# Hedgehogs are slow?



## Katten (May 10, 2014)

I don't know why Sonic the Hedgehog's special power is "going fast". If Tinkerball had a special power, it would be "getting there when she gets there". Even when she runs, it is only for short distances and I can easily catch her. 

She can't even catch live crickets unless I put them right underneath her. 

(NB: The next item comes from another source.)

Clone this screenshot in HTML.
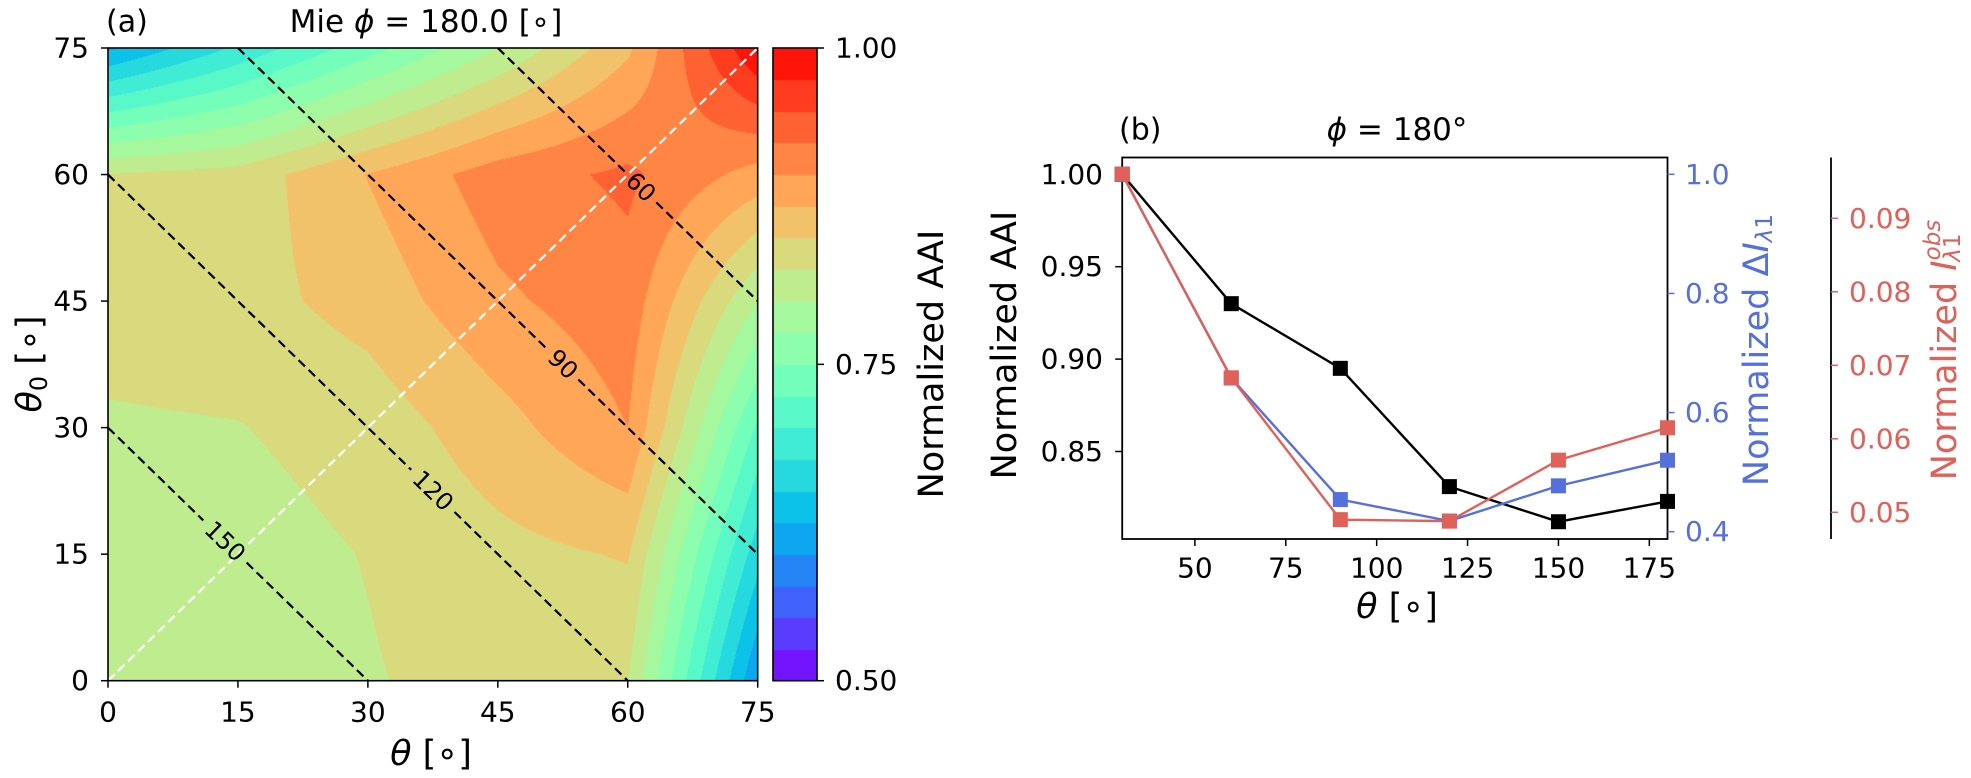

I feel kind of mislead, although it was actually quite a relief when I realized that my hedgehog can't outrun me. Does anyone here have a fast hedgehog? :lol:


----------



## Melanie G. (May 29, 2014)

Yeah- when they want to take off, they can run really fast. At least mine do and it's usually when they are trying to get somewhere they aren't supposed to be.


----------



## TikkiLink (Dec 4, 2013)

I've never actually played any Sonic games, but if changing shape to fit in narrow/low places isn't one of his abilities, it should be! That is my hedgie's best skill! She's a fatty, but she morphs that fat into pudding that slips right through my fingers when I try to hold her still against her will!


----------



## Draenog (Feb 27, 2012)

I am not very familiar with Sonic the hedgehog but they can run really fast if they want to.


----------



## DesireeM81 (Jun 14, 2014)

Have you seen your little one wheel yet?

Penny walks around slowly when she is exploring but when she wheels, I'm terrified she is going to fling herself off with how fast she gets going!


----------



## Shainahmac (Jun 23, 2014)

Sounds like she's not slow, she's lazy.  or smart and knows you'll bring them to her!


----------



## gracefulchaos01 (Mar 19, 2014)

My kids can be darned quick when they want to be. On or off the wheel. They also have a talent for going right where you don't want them to go in free roam time.


----------



## Katten (May 10, 2014)

Shainahmac said:


> Sounds like she's not slow, she's lazy.  or smart and knows you'll bring them to her!


Haha, this is very possible. Why expend the energy catching bugs when she knows I'll just drag them back and plop them in front of her?


----------